What Principles Are Progressive Taxes Based On?
Uncover the foundational economic and ethical principles that justify progressive tax systems and explain why tax rates rise with income.
Uncover the foundational economic and ethical principles that justify progressive tax systems and explain why tax rates rise with income.
A progressive tax system increases the tax rate as the taxable amount, such as income, rises. This means individuals or entities with higher incomes pay a larger percentage of their earnings in taxes than those with lower incomes. Progressive tax systems are based on principles that aim to distribute the tax burden equitably and efficiently.
The ability-to-pay principle states that individuals should contribute to public services based on their capacity to pay. This concept suggests that those with higher incomes or greater wealth can contribute a higher percentage of their resources without experiencing the same financial strain as lower-income individuals. The principle posits that the burden of a tax should be relative to a taxpayer’s financial strength.
This principle supports progressive taxation by advocating for higher tax rates for higher earners. For instance, a person earning a significant income can absorb a 30% tax rate with less proportional hardship than someone with a much lower income. Taxable income, the portion of income subject to tax after accounting for deductions and exemptions, is a key metric in assessing an individual’s capacity to contribute.

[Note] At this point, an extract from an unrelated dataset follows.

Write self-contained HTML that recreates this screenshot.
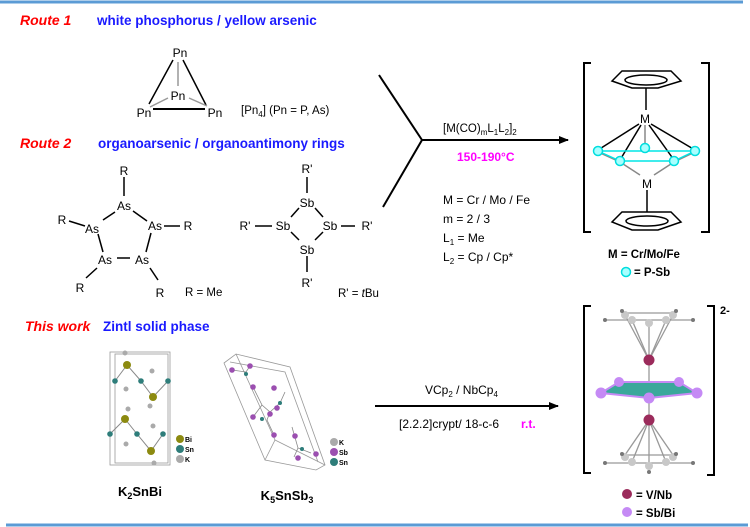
<!DOCTYPE html>
<html><head><meta charset="utf-8"><style>
html,body{margin:0;padding:0;background:#fff;}
svg{display:block;}
text{font-family:"Liberation Sans",Arial,sans-serif;}
</style></head><body>
<svg width="750" height="527" viewBox="0 0 750 527" xmlns="http://www.w3.org/2000/svg">
<defs><marker id="ah" markerWidth="10" markerHeight="8" refX="9" refY="4" orient="auto" markerUnits="userSpaceOnUse"><path d="M0,0 L10,4 L0,8 Z" fill="#000"/></marker></defs>
<line x1="0" y1="2" x2="743" y2="2" stroke="#5b9bd5" stroke-width="3"/>
<line x1="6" y1="525" x2="748" y2="525" stroke="#5b9bd5" stroke-width="3"/>

<!-- Route 1 -->
<text x="20" y="25" font-size="14" font-weight="bold" font-style="italic" fill="#ff0000">Route 1</text>
<text x="97" y="25" font-size="13.5" font-weight="bold" fill="#1a1aff">white phosphorus / yellow arsenic</text>
<g stroke-width="1.5">
<line x1="173" y1="60" x2="149" y2="104" stroke="#000"/>
<line x1="183" y1="60" x2="206" y2="105" stroke="#000"/>
<line x1="153" y1="109" x2="205" y2="109" stroke="#000" stroke-width="2"/>
<line x1="178" y1="62" x2="178" y2="86" stroke="#999"/>
<line x1="150" y1="107" x2="168" y2="98" stroke="#999"/>
<line x1="189" y1="98" x2="207" y2="106" stroke="#999"/>
</g>
<g font-size="12" text-anchor="middle">
<text x="180" y="57">Pn</text><text x="178" y="100">Pn</text>
<text x="144" y="117">Pn</text><text x="215" y="117">Pn</text>
</g>
<text x="241" y="114" font-size="11.5">[Pn<tspan font-size="8" dy="3">4</tspan><tspan dy="-3">] (Pn = P, As)</tspan></text>

<!-- Route 2 -->
<text x="20" y="148" font-size="14" font-weight="bold" font-style="italic" fill="#ff0000">Route 2</text>
<text x="98" y="148" font-size="13.5" font-weight="bold" fill="#1a1aff">organoarsenic / organoantimony rings</text>
<g stroke="#000" stroke-width="1.5">
<line x1="124" y1="177" x2="124" y2="196"/>
<line x1="69" y1="221" x2="85" y2="226"/>
<line x1="103" y1="220" x2="115" y2="212"/>
<line x1="133" y1="211" x2="147" y2="221"/>
<line x1="164" y1="226" x2="180" y2="226"/>
<line x1="98" y1="234" x2="103" y2="252"/>
<line x1="151" y1="233" x2="146" y2="252"/>
<line x1="117" y1="258" x2="130" y2="258"/>
<line x1="97" y1="268" x2="86" y2="278"/>
<line x1="150" y1="268" x2="158" y2="280"/>
</g>
<g font-size="12" text-anchor="middle">
<text x="124" y="175">R</text><text x="124" y="210">As</text>
<text x="62" y="224">R</text><text x="92" y="233">As</text>
<text x="155" y="230">As</text><text x="188" y="230">R</text>
<text x="105" y="264">As</text><text x="142" y="264">As</text>
<text x="80" y="292">R</text><text x="160" y="297">R</text>
</g>
<text x="185" y="296" font-size="11.5">R = Me</text>

<g stroke="#000" stroke-width="1.5">
<line x1="307" y1="177" x2="307" y2="193"/>
<line x1="255" y1="226" x2="272" y2="226"/>
<line x1="341" y1="226" x2="355" y2="226"/>
<line x1="299" y1="208" x2="291" y2="217"/>
<line x1="315" y1="208" x2="323" y2="217"/>
<line x1="291" y1="232" x2="299" y2="240"/>
<line x1="323" y1="232" x2="315" y2="240"/>
<line x1="307" y1="256" x2="307" y2="272"/>
</g>
<g font-size="12" text-anchor="middle">
<text x="307" y="173">R'</text><text x="307" y="207">Sb</text>
<text x="245" y="230">R'</text><text x="283" y="230">Sb</text>
<text x="330" y="230">Sb</text><text x="367" y="230">R'</text>
<text x="307" y="254">Sb</text><text x="307" y="287">R'</text>
</g>
<text x="338" y="297" font-size="11.5">R' = <tspan font-style="italic">t</tspan>Bu</text>

<!-- fork arrow -->
<polyline points="379,75 422,140 383,207" fill="none" stroke="#000" stroke-width="2"/>
<line x1="422" y1="140" x2="568" y2="140" stroke="#000" stroke-width="2" marker-end="url(#ah)"/>
<text x="443" y="132" font-size="11.5">[M(CO)<tspan font-size="8" dy="3">m</tspan><tspan dy="-3">L</tspan><tspan font-size="8" dy="3">1</tspan><tspan dy="-3">L</tspan><tspan font-size="8" dy="3">2</tspan><tspan dy="-3">]</tspan><tspan font-size="8" dy="3">2</tspan></text>
<text x="457" y="161" font-size="12" font-weight="bold" fill="#ff00ff">150-190°C</text>
<g font-size="12">
<text x="443" y="204">M = Cr / Mo / Fe</text>
<text x="443" y="223">m = 2 / 3</text>
<text x="443" y="242">L<tspan font-size="8" dy="3">1</tspan><tspan dy="-3"> = Me</tspan></text>
<text x="443" y="261">L<tspan font-size="8" dy="3">2</tspan><tspan dy="-3"> = Cp / Cp*</tspan></text>
</g>

<!-- upper complex -->
<g fill="none" stroke="#000" stroke-width="2">
<polyline points="591,63 584,63 584,232 591,232"/>
<polyline points="701,63 709,63 709,232 701,232"/>
</g>
<g stroke="#000" stroke-width="1.5" fill="none">
<polygon points="622,71 671,71 681,81 658,88 632,88 612,81"/>
<ellipse cx="646" cy="80" rx="21" ry="5"/>
<polygon points="622,212 671,212 681,222 658,230 632,230 612,222"/>
<ellipse cx="647" cy="221" rx="21" ry="5"/>
<line x1="646" y1="88" x2="646" y2="110"/>
<line x1="647" y1="190" x2="647" y2="212"/>
<line x1="639" y1="124" x2="598" y2="150"/>
<line x1="641" y1="125" x2="620" y2="160"/>
<line x1="651" y1="124" x2="695" y2="150"/>
<line x1="649" y1="125" x2="674" y2="160"/>
</g>
<g stroke="#888" stroke-width="1.5">
<line x1="645" y1="125" x2="645" y2="145"/>
<line x1="620" y1="162" x2="640" y2="175"/>
<line x1="674" y1="162" x2="654" y2="175"/>
<line x1="598" y1="152" x2="620" y2="162"/>
<line x1="695" y1="152" x2="674" y2="162"/>
</g>
<g stroke="#00e5e5" stroke-width="1.5">
<line x1="598" y1="151" x2="695" y2="151"/>
<line x1="620" y1="161" x2="674" y2="161"/>
<line x1="598" y1="151" x2="620" y2="161"/>
<line x1="695" y1="151" x2="674" y2="161"/>
</g>
<g fill="#a8ffff" stroke="#00dede" stroke-width="1.5">
<circle cx="598" cy="151" r="4.5"/><circle cx="645" cy="148" r="4.5"/><circle cx="695" cy="151" r="4.5"/>
<circle cx="620" cy="161" r="4.5"/><circle cx="674" cy="161" r="4.5"/>
</g>
<text x="645" y="123" font-size="12" text-anchor="middle">M</text>
<text x="647" y="188" font-size="12" text-anchor="middle">M</text>
<text x="644" y="258" font-size="11.5" font-weight="bold" text-anchor="middle">M = Cr/Mo/Fe</text>
<circle cx="626" cy="272" r="4.5" fill="#a8ffff" stroke="#00dede" stroke-width="1.5"/>
<text x="634" y="276" font-size="11.5" font-weight="bold">= P-Sb</text>

<!-- This work -->
<text x="25" y="331" font-size="14" font-weight="bold" font-style="italic" fill="#ff0000">This work</text>
<text x="103" y="331" font-size="13.5" font-weight="bold" fill="#1a1aff">Zintl solid phase</text>

<!-- K2SnBi cell -->
<g fill="none" stroke="#999" stroke-width="0.8">
<rect x="110" y="352" width="60" height="113"/>
<rect x="115" y="354" width="53" height="109"/>
</g>
<polyline points="115,381 127,365 141,381 153,397 168,381" fill="none" stroke="#888"/>
<polyline points="110,434 125,419 137,434 151,451 163,434" fill="none" stroke="#888"/>
<g fill="#2e7d7a"><circle cx="115" cy="381" r="2.8"/><circle cx="141" cy="381" r="2.8"/><circle cx="168" cy="381" r="2.8"/><circle cx="110" cy="434" r="2.8"/><circle cx="137" cy="434" r="2.8"/><circle cx="163" cy="434" r="2.8"/></g>
<g fill="#8c8a10"><circle cx="127" cy="365" r="4"/><circle cx="153" cy="397" r="4"/><circle cx="125" cy="419" r="4"/><circle cx="151" cy="451" r="4"/></g>
<g fill="#aaa"><circle cx="125" cy="353" r="2.5"/><circle cx="152" cy="371" r="2.5"/><circle cx="126" cy="389" r="2.5"/><circle cx="128" cy="409" r="2.5"/><circle cx="150" cy="406" r="2.5"/><circle cx="153" cy="426" r="2.5"/><circle cx="126" cy="444" r="2.5"/><circle cx="154" cy="463" r="2.5"/></g>
<circle cx="180" cy="439" r="4" fill="#8c8a10"/><circle cx="180" cy="449" r="4" fill="#2e7d7a"/><circle cx="180" cy="459" r="4" fill="#aaa"/>
<g font-size="7" font-weight="bold"><text x="185" y="442">Bi</text><text x="185" y="452">Sn</text><text x="185" y="462">K</text></g>
<text x="140" y="496" font-size="13" font-weight="bold" text-anchor="middle">K<tspan font-size="9" dy="3">2</tspan><tspan dy="-3">SnBi</tspan></text>

<!-- K5SnSb3 cell -->
<g fill="none" stroke="#999" stroke-width="0.8">
<polygon points="224,363 236,354 290,367 325,465 316,470 265,460"/>
<polyline points="236,354 275,440 265,460"/><polyline points="275,440 325,465"/>
<polyline points="230,362 285,372 318,462"/>
</g>
<g stroke="#888" stroke-width="0.8" fill="none"><polyline points="232,370 246,372 250,366"/><polyline points="253,387 262,405 270,412 280,403 285,392"/><polyline points="270,412 267,420 274,435"/><polyline points="262,405 253,417"/><polyline points="292,427 298,448 311,453"/><line x1="298" y1="448" x2="294" y2="457"/></g>
<g fill="#9b4fb0"><circle cx="232" cy="370" r="2.8"/><circle cx="250" cy="366" r="2.8"/><circle cx="253" cy="387" r="2.8"/><circle cx="274" cy="388" r="2.8"/><circle cx="277" cy="408" r="2.8"/><circle cx="253" cy="417" r="2.8"/><circle cx="274" cy="435" r="2.8"/><circle cx="295" cy="436" r="2.8"/><circle cx="316" cy="454" r="2.8"/><circle cx="298" cy="458" r="2.8"/><circle cx="270" cy="414" r="2.8"/></g>
<g fill="#2e7d7a"><circle cx="246" cy="374" r="2"/><circle cx="280" cy="403" r="2"/><circle cx="262" cy="419" r="2"/><circle cx="302" cy="449" r="2"/></g>
<circle cx="334" cy="442" r="4" fill="#aaa"/><circle cx="334" cy="452" r="4" fill="#9b4fb0"/><circle cx="334" cy="462" r="4" fill="#2e7d7a"/>
<g font-size="7" font-weight="bold"><text x="339" y="445">K</text><text x="339" y="455">Sb</text><text x="339" y="465">Sn</text></g>
<text x="287" y="500" font-size="13" font-weight="bold" text-anchor="middle">K<tspan font-size="9" dy="3">5</tspan><tspan dy="-3">SnSb</tspan><tspan font-size="9" dy="3">3</tspan></text>

<!-- arrow 2 -->
<line x1="375" y1="406" x2="558" y2="406" stroke="#000" stroke-width="2" marker-end="url(#ah)"/>
<text x="425" y="394" font-size="12">VCp<tspan font-size="8" dy="3">2</tspan><tspan dy="-3"> / NbCp</tspan><tspan font-size="8" dy="3">4</tspan></text>
<text x="399" y="428" font-size="12">[2.2.2]crypt/ 18-c-6</text>
<text x="521" y="428" font-size="12" font-weight="bold" fill="#ff00ff">r.t.</text>

<!-- lower complex -->
<g fill="none" stroke="#000" stroke-width="2">
<polyline points="591,306 584,306 584,473 591,473"/>
<polyline points="707,306 714,306 714,475 707,475"/>
</g>
<text x="720" y="314" font-size="11" font-weight="bold">2-</text>
<g stroke="#999" stroke-width="1.3">
<line x1="605" y1="320" x2="693" y2="320"/>
<line x1="623" y1="313" x2="674" y2="313"/>
<line x1="625" y1="315" x2="649" y2="360"/><line x1="632" y1="320" x2="649" y2="360"/><line x1="649" y1="322" x2="649" y2="360"/><line x1="666" y1="320" x2="649" y2="360"/><line x1="673" y1="315" x2="649" y2="360"/>
<line x1="649" y1="360" x2="649" y2="420"/>
<line x1="625" y1="455" x2="649" y2="420"/><line x1="632" y1="462" x2="649" y2="420"/><line x1="649" y1="465" x2="649" y2="420"/><line x1="666" y1="462" x2="649" y2="420"/><line x1="673" y1="455" x2="649" y2="420"/>
<line x1="605" y1="463" x2="693" y2="463"/><line x1="623" y1="455" x2="674" y2="455"/>
</g>
<g fill="#c8c8c8"><circle cx="625" cy="315" r="4"/><circle cx="673" cy="315" r="4"/><circle cx="632" cy="320" r="4"/><circle cx="666" cy="320" r="4"/><circle cx="649" cy="323" r="4"/>
<circle cx="625" cy="457" r="4"/><circle cx="673" cy="457" r="4"/><circle cx="632" cy="462" r="4"/><circle cx="666" cy="462" r="4"/><circle cx="649" cy="466" r="4"/></g>
<g fill="#777"><circle cx="605" cy="320" r="2"/><circle cx="693" cy="320" r="2"/><circle cx="622" cy="311" r="2"/><circle cx="676" cy="311" r="2"/><circle cx="605" cy="463" r="2"/><circle cx="693" cy="463" r="2"/><circle cx="622" cy="454" r="2"/><circle cx="676" cy="454" r="2"/><circle cx="649" cy="472" r="2"/></g>
<polygon points="601,393 619,382 679,382 697,393 649,398" fill="#3aa89b" stroke="#c58af5" stroke-width="2"/>
<g fill="#c58af5"><circle cx="601" cy="393" r="5.5"/><circle cx="619" cy="382" r="5"/><circle cx="679" cy="382" r="5"/><circle cx="697" cy="393" r="5.5"/><circle cx="649" cy="398" r="5.5"/></g>
<circle cx="649" cy="360" r="5.5" fill="#9b2b5b"/><circle cx="649" cy="420" r="5.5" fill="#9b2b5b"/>
<circle cx="627" cy="494" r="5" fill="#9b2b5b"/><text x="636" y="499" font-size="11.5" font-weight="bold">= V/Nb</text>
<circle cx="627" cy="512" r="5" fill="#c58af5"/><text x="636" y="517" font-size="11.5" font-weight="bold">= Sb/Bi</text>
</svg>
</body></html>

The rationale is that a dollar paid in taxes by a wealthy individual represents a smaller sacrifice to their overall well-being compared to a dollar paid by someone with limited financial resources. This approach aims to ensure that the tax system does not disproportionately burden those with the least capacity to pay. Many tax systems, including the federal individual income tax in the United States, incorporate this principle through their tiered rate structures.
The principle of diminishing marginal utility of income provides an economic underpinning for the ability-to-pay concept. In economics, diminishing marginal utility refers to the idea that the satisfaction derived from each additional unit of a good or service decreases as more units are consumed. Applied to income, this means that each additional dollar earned provides less additional satisfaction to an individual as their total income increases.
For someone with very low income, an extra dollar can significantly improve their ability to meet basic needs like food, housing, or healthcare, thus providing substantial utility. For a high-income earner, an additional dollar is likely to be used for less urgent needs or savings, yielding comparatively less additional satisfaction. The satisfaction gained from the first few dollars is much higher than the satisfaction gained from the millionth dollar.
This principle supports progressive taxation by suggesting that taking a larger percentage of income from wealthier individuals results in a proportionally smaller loss of their overall utility or economic well-being. The impact of a higher tax rate on a high earner’s satisfaction is less severe than the impact of the same rate on a low earner. Therefore, a progressive tax system can raise revenue while aiming to minimize the overall sacrifice to societal welfare.
Progressive taxation is also supported by broader principles of equity and social fairness. Vertical equity, a key aspect of tax fairness, suggests that those with greater financial capacity should contribute a larger proportion of their income to taxes. This principle informs the design of progressive tax rates, where tax liability increases as income rises.
Vertical equity differs from horizontal equity, which states that individuals in similar economic situations should pay similar amounts of taxes. While both are important for a fair tax system, vertical equity is the primary driver behind progressive tax structures. It acknowledges that taxpayers with different levels of income should be treated differently by tax laws to achieve a fair distribution of the tax burden.
The concept of distributive justice reinforces progressive taxation by emphasizing a more equitable distribution of the tax burden and societal resources. This philosophical justification suggests that those who benefit more from societal structures and public services should contribute more to their maintenance. Taxation, in this view, becomes a tool for promoting shared responsibility and reducing economic inequality.